* **Given request**: Make an exact copy of the lines, leaving the pictures out.

* **Provided data**:
>> start
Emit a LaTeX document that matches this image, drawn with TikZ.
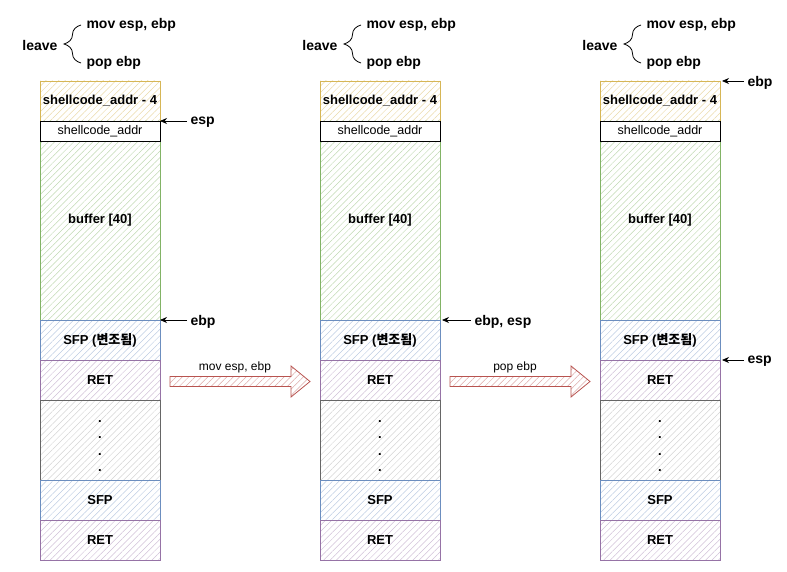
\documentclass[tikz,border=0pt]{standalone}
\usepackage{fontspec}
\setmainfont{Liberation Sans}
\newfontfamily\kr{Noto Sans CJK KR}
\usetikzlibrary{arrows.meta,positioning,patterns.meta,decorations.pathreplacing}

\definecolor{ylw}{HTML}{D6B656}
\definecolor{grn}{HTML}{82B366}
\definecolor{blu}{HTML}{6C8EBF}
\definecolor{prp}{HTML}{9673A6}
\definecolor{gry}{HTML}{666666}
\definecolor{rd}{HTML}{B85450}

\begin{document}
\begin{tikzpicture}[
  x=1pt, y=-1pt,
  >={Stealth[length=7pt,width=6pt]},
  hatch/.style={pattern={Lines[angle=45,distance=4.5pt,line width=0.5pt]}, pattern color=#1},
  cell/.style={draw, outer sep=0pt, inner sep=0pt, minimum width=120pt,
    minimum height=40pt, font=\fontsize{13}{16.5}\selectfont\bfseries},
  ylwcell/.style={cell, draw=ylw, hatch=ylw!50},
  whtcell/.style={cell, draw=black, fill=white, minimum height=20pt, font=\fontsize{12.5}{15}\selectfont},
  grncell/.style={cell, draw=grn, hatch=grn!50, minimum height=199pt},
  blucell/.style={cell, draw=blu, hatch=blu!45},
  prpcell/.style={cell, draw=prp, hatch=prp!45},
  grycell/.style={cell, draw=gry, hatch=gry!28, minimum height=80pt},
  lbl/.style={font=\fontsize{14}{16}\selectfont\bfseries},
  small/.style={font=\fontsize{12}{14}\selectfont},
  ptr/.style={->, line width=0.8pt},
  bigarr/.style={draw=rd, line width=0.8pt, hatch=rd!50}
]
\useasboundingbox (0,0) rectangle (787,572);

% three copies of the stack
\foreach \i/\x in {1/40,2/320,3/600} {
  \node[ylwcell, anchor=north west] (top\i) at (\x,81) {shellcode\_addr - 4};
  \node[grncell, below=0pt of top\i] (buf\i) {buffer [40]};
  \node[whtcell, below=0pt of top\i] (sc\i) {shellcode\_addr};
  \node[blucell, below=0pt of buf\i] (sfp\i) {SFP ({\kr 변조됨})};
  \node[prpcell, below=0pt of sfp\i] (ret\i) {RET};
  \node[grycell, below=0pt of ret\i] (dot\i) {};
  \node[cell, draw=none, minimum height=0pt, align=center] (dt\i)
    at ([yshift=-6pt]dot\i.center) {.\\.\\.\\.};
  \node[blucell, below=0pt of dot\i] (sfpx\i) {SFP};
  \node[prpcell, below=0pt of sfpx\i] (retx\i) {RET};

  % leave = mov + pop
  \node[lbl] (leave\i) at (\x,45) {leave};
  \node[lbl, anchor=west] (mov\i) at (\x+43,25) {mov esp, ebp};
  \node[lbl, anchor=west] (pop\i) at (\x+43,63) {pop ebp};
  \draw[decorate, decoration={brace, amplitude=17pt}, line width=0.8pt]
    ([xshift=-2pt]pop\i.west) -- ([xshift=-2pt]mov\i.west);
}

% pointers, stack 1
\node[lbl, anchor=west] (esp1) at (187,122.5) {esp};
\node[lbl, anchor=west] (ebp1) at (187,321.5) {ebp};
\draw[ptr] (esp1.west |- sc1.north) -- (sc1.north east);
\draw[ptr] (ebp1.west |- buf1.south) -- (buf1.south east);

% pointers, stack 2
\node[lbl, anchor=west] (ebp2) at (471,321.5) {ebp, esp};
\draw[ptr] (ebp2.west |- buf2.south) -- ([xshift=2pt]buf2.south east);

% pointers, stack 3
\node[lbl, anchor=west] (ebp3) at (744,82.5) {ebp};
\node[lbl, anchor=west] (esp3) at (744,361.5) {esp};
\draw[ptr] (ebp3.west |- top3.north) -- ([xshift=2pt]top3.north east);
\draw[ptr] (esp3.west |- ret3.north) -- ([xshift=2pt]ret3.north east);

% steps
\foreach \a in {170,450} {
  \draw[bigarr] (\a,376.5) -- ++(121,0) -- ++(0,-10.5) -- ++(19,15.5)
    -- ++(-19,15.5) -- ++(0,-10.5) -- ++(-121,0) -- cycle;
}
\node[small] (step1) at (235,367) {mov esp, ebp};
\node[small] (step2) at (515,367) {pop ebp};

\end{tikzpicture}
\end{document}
>> end
* **Answer below**:
Emit a LaTeX document that matches this image, drawn with TikZ.
\documentclass[tikz,border=0pt]{standalone}
\usepackage{fontspec}
\setmainfont{Liberation Sans}
\newfontfamily\kr{Noto Sans CJK KR}
\usetikzlibrary{arrows.meta,positioning,patterns.meta,decorations.pathreplacing}

\definecolor{ylw}{HTML}{D6B656}
\definecolor{grn}{HTML}{82B366}
\definecolor{blu}{HTML}{6C8EBF}
\definecolor{prp}{HTML}{9673A6}
\definecolor{gry}{HTML}{666666}
\definecolor{rd}{HTML}{B85450}

\begin{document}
\begin{tikzpicture}[
  x=1pt, y=-1pt,
  >={Stealth[length=7pt,width=6pt]},
  hatch/.style={pattern={Lines[angle=45,distance=4.5pt,line width=0.5pt]}, pattern color=#1},
  cell/.style={draw, outer sep=0pt, inner sep=0pt, minimum width=120pt,
    minimum height=40pt, font=\fontsize{13}{16.5}\selectfont\bfseries},
  ylwcell/.style={cell, draw=ylw, hatch=ylw!50},
  whtcell/.style={cell, draw=black, fill=white, minimum height=20pt, font=\fontsize{12.5}{15}\selectfont},
  grncell/.style={cell, draw=grn, hatch=grn!50, minimum height=199pt},
  blucell/.style={cell, draw=blu, hatch=blu!45},
  prpcell/.style={cell, draw=prp, hatch=prp!45},
  grycell/.style={cell, draw=gry, hatch=gry!28, minimum height=80pt},
  lbl/.style={font=\fontsize{14}{16}\selectfont\bfseries},
  small/.style={font=\fontsize{12}{14}\selectfont},
  ptr/.style={->, line width=0.8pt},
  bigarr/.style={draw=rd, line width=0.8pt, hatch=rd!50}
]
\useasboundingbox (0,0) rectangle (787,572);

% three copies of the stack
\foreach \i/\x in {1/40,2/320,3/600} {
  \node[ylwcell, anchor=north west] (top\i) at (\x,81) {shellcode\_addr - 4};
  \node[grncell, below=0pt of top\i] (buf\i) {buffer [40]};
  \node[whtcell, below=0pt of top\i] (sc\i) {shellcode\_addr};
  \node[blucell, below=0pt of buf\i] (sfp\i) {SFP ({\kr 변조됨})};
  \node[prpcell, below=0pt of sfp\i] (ret\i) {RET};
  \node[grycell, below=0pt of ret\i] (dot\i) {};
  \node[cell, draw=none, minimum height=0pt, align=center] (dt\i)
    at ([yshift=-6pt]dot\i.center) {.\\.\\.\\.};
  \node[blucell, below=0pt of dot\i] (sfpx\i) {SFP};
  \node[prpcell, below=0pt of sfpx\i] (retx\i) {RET};

  % leave = mov + pop
  \node[lbl] (leave\i) at (\x,45) {leave};
  \node[lbl, anchor=west] (mov\i) at (\x+43,25) {mov esp, ebp};
  \node[lbl, anchor=west] (pop\i) at (\x+43,63) {pop ebp};
  \draw[decorate, decoration={brace, amplitude=17pt}, line width=0.8pt]
    ([xshift=-2pt]pop\i.west) -- ([xshift=-2pt]mov\i.west);
}

% pointers, stack 1
\node[lbl, anchor=west] (esp1) at (187,122.5) {esp};
\node[lbl, anchor=west] (ebp1) at (187,321.5) {ebp};
\draw[ptr] (esp1.west |- sc1.north) -- (sc1.north east);
\draw[ptr] (ebp1.west |- buf1.south) -- (buf1.south east);

% pointers, stack 2
\node[lbl, anchor=west] (ebp2) at (471,321.5) {ebp, esp};
\draw[ptr] (ebp2.west |- buf2.south) -- ([xshift=2pt]buf2.south east);

% pointers, stack 3
\node[lbl, anchor=west] (ebp3) at (744,82.5) {ebp};
\node[lbl, anchor=west] (esp3) at (744,361.5) {esp};
\draw[ptr] (ebp3.west |- top3.north) -- ([xshift=2pt]top3.north east);
\draw[ptr] (esp3.west |- ret3.north) -- ([xshift=2pt]ret3.north east);

% steps
\foreach \a in {170,450} {
  \draw[bigarr] (\a,376.5) -- ++(121,0) -- ++(0,-10.5) -- ++(19,15.5)
    -- ++(-19,15.5) -- ++(0,-10.5) -- ++(-121,0) -- cycle;
}
\node[small] (step1) at (235,367) {mov esp, ebp};
\node[small] (step2) at (515,367) {pop ebp};

\end{tikzpicture}
\end{document}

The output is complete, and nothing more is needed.